Vislumbra-se aqui duas possibilidades: o acadêmico, visando uma
adequação certa e conseqüente manutenção do ordenamento, além de uma postura
necessária à função de julgar ou representar o direito alheio, adquire um
embasamento teórico que lhe propicie segurança e inabalável consciência, ou, o
acadêmico, deixando-se abalar pela realidade dura e chocante a que teria
acesso, molda de forma inadequada à natureza do ordenamento jurídico sua
consciência e posturas.
Entretanto, tais possibilidades são extremas, sendo que tal extremação
pode decorrer de uma análise superficial do contato do acadêmico com a
realidade social.
Como
então haveria algum benefício na formação dos futuros operadores do Direito,
através deste contato com a realidade social?
A questão
é que não basta o contato com a realidade, pois isso apenas provocaria uma
situação reativa, positiva ou negativa, que aí então vem a abalar a formação do
futuro profissional.
Uma
atenuante de tal impasse seria o acadêmico não apenas presenciar uma situação
determinada, mas, através do incentivo aos estágios, às práticas forenses, aos
projetos de extensão, e em complemento ao aprendizado teórico, experimentar a
pressão das opiniões comuns acerca de um posicionamento imparcial e
desvinculado do fenômeno social, que nem sempre atende aos desejos da sociedade
diretamente, tendo como referência o ordenamento jurídico vigente,
possibilitando que desde já pudesse experimentar lampejos da responsabilidade
que lhe recai sobre os ombros e a necessidade de uma formação moral sólida e
consciente, capaz de proporcionar-lhe a sobrevivência em meio aos conflitos de
interesses e direitos.
De todo o
exposto, o que podemos considerar visando à uma reflexão?
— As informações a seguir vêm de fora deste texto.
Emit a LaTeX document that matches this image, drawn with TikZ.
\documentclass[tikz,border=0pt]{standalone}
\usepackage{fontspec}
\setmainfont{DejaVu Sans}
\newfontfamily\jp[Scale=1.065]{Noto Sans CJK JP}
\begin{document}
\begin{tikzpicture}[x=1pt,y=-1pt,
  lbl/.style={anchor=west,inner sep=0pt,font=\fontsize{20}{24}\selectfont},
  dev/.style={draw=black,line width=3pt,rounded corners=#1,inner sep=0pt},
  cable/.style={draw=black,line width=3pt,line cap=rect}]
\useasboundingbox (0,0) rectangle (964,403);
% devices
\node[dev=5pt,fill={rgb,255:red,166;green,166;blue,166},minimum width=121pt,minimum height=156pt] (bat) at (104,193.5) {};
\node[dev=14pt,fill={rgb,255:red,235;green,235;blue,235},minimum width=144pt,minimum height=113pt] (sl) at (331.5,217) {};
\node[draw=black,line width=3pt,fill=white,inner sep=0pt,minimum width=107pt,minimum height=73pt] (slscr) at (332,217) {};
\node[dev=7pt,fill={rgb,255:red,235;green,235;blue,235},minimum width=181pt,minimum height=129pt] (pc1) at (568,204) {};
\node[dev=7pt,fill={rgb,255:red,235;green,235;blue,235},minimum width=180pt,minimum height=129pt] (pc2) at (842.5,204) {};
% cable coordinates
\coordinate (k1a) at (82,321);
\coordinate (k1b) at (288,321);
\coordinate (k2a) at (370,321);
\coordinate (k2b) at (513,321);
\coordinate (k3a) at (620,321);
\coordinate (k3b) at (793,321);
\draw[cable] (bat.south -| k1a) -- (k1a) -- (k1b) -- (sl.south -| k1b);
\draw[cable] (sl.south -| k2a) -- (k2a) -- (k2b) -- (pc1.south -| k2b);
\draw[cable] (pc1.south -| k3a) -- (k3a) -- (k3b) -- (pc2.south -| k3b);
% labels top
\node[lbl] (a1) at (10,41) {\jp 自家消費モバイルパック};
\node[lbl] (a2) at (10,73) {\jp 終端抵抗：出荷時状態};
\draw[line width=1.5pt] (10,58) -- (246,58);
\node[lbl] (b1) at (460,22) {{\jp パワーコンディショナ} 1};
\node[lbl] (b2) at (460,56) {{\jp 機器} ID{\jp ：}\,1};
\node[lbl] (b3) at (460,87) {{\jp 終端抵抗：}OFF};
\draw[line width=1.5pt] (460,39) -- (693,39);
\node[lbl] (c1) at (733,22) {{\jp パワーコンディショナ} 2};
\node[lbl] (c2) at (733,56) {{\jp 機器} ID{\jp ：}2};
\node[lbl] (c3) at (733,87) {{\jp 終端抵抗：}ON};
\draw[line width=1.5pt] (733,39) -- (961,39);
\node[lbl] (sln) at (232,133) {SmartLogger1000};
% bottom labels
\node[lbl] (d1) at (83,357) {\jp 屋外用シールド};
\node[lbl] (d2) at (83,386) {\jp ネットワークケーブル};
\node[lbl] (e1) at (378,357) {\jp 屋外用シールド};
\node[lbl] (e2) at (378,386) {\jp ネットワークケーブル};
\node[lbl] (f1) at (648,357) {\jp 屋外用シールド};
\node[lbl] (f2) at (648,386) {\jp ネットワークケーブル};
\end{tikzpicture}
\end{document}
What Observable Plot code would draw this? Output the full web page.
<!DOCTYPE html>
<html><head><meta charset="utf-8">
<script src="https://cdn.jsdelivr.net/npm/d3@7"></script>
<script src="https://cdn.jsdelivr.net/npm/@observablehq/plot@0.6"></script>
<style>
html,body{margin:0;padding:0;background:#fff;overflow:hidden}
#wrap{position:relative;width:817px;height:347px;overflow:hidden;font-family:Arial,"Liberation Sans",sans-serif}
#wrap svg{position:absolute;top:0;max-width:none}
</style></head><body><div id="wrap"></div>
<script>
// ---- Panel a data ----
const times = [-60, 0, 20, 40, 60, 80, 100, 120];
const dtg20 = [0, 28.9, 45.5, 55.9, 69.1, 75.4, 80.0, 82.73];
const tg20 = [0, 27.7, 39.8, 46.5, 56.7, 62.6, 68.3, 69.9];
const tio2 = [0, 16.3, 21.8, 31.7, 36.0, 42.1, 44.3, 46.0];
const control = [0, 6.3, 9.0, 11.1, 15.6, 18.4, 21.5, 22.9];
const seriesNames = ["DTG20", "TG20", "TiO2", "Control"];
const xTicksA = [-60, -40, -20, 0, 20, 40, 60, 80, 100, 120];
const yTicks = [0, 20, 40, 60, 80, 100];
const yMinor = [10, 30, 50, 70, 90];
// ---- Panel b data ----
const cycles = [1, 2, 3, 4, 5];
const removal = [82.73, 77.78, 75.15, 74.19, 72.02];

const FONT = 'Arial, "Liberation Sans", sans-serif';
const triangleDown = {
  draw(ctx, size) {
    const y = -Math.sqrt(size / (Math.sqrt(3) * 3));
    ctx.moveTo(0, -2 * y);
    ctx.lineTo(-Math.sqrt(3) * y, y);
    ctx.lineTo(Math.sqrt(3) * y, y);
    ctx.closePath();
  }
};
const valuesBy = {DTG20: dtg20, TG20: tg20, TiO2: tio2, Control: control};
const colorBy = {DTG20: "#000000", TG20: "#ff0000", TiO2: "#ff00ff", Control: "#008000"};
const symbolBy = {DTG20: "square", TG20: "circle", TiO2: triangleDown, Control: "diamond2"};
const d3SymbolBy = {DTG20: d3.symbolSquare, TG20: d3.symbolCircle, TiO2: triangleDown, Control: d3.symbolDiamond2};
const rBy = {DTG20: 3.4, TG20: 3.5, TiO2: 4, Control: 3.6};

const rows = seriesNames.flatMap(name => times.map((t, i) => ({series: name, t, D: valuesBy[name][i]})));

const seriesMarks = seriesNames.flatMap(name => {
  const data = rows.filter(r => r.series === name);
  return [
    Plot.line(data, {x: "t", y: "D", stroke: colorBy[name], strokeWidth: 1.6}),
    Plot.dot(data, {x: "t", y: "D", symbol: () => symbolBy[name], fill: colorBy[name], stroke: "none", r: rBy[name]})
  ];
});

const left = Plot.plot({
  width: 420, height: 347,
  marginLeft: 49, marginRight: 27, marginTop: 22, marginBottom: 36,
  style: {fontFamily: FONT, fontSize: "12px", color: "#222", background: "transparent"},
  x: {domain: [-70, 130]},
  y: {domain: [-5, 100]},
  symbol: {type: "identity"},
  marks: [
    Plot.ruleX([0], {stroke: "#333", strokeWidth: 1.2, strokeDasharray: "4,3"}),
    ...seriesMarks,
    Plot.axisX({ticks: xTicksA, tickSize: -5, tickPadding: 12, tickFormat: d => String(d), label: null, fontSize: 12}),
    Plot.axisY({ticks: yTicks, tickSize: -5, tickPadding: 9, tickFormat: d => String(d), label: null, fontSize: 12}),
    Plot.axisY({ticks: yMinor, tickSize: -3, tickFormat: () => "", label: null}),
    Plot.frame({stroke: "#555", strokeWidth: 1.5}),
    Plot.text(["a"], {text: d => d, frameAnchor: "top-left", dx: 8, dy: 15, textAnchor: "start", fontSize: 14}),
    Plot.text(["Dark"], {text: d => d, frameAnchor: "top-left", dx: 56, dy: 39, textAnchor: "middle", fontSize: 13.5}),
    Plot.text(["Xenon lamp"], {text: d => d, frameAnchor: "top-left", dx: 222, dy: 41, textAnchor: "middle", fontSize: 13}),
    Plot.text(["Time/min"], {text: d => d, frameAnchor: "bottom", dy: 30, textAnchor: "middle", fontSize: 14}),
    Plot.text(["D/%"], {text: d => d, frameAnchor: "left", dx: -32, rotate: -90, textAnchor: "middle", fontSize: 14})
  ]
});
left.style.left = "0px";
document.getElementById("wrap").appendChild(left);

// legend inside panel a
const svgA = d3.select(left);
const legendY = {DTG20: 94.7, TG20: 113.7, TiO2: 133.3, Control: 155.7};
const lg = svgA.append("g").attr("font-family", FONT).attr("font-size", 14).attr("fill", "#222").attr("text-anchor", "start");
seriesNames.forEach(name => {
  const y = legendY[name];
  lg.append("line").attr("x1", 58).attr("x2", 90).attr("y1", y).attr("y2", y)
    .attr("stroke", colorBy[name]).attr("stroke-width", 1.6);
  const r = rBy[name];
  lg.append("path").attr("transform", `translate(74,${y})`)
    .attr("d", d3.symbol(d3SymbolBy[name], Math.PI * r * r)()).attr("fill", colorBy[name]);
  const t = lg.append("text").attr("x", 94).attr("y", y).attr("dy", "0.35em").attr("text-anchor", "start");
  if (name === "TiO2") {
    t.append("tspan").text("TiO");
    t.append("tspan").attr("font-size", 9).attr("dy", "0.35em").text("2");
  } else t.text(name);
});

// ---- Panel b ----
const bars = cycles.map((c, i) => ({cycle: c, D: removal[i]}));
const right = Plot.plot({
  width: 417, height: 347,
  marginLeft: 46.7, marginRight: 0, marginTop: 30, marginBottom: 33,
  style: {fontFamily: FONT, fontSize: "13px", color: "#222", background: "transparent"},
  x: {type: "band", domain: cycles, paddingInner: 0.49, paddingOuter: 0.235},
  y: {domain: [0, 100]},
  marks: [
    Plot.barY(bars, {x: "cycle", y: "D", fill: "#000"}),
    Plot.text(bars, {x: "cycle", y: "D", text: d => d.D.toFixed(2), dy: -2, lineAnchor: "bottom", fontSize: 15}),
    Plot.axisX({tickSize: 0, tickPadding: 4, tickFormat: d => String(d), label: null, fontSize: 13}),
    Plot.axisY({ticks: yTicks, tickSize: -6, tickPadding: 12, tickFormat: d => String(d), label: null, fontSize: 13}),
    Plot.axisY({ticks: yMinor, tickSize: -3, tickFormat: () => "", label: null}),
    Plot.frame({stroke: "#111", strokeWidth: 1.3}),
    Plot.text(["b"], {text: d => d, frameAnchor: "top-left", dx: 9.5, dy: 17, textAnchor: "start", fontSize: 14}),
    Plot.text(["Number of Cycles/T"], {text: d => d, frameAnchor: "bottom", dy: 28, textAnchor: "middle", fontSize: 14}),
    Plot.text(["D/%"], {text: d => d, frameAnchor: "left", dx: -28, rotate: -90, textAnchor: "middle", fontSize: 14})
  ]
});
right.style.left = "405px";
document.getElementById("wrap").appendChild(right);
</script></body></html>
Naturalmente não se esgota aqui todas os pontos de vista acerca do tema,
até porque trata-se de objeto de reflexão, podendo ser ampliado o estudo
jurídico, ingressando no campo da criminologia, sociologia e matérias afins.
Outrossim, serve como simples objeto de reflexão individual sobre um
tema tão importante na vida social e a que as circunstâncias por vezes nos
colocam indiferentes: a incansável luta entre o poder social, no jus puniendi,
através das normas objetivas, e o jus libertatis, com seu poder de direito
subjetivo, debatendo-se frente à possibilidade de exclusão da vida social e
irreversível condição de marginal à sociedade, sempre tendo-se como referência
o ordenamento e o Estado Democrático de Direito que se pretende garantir.
Referências
Bibliográficas:
BITENCOURT, Cézar Roberto. Teoria Geral do Delito. São
Paulo: RT Editora, 1997.
BOBBIO, Norberto. Teoria do Ordenamento Jurídico. 6ª. ed.
São Paulo: Polis – Ed. Da UnB, 1995.
CERVINI, Raúl. Os Processos de Descriminalização. Trad.
Eliana Granja. São Paulo: RT Editora, 1995.
FILHO, Roberto Lyra. Criminologia Dialética. Brasília:
Ministério da Justiça, 1997.
HOFMEISTER, Carlos Freire. Aspectos Inovadores da Lei de
Execução Penal. Revista da AJURIS nº 50. Porto Alegre: AJURIS, 1994, p.122.
MIRABETE, Júlio Fabrini. Execução Penal: Comentários à Lei
nº 7.210 de 11 de julho de 1984. 3ª. ed. São Paulo: Editora Atlas, 1990.
NALINI, José Roberto. A Consciência Moral do Juiz. Revista
da AJURIS nº 61. Porto Alegre: AJURIS, 1994, p. 149.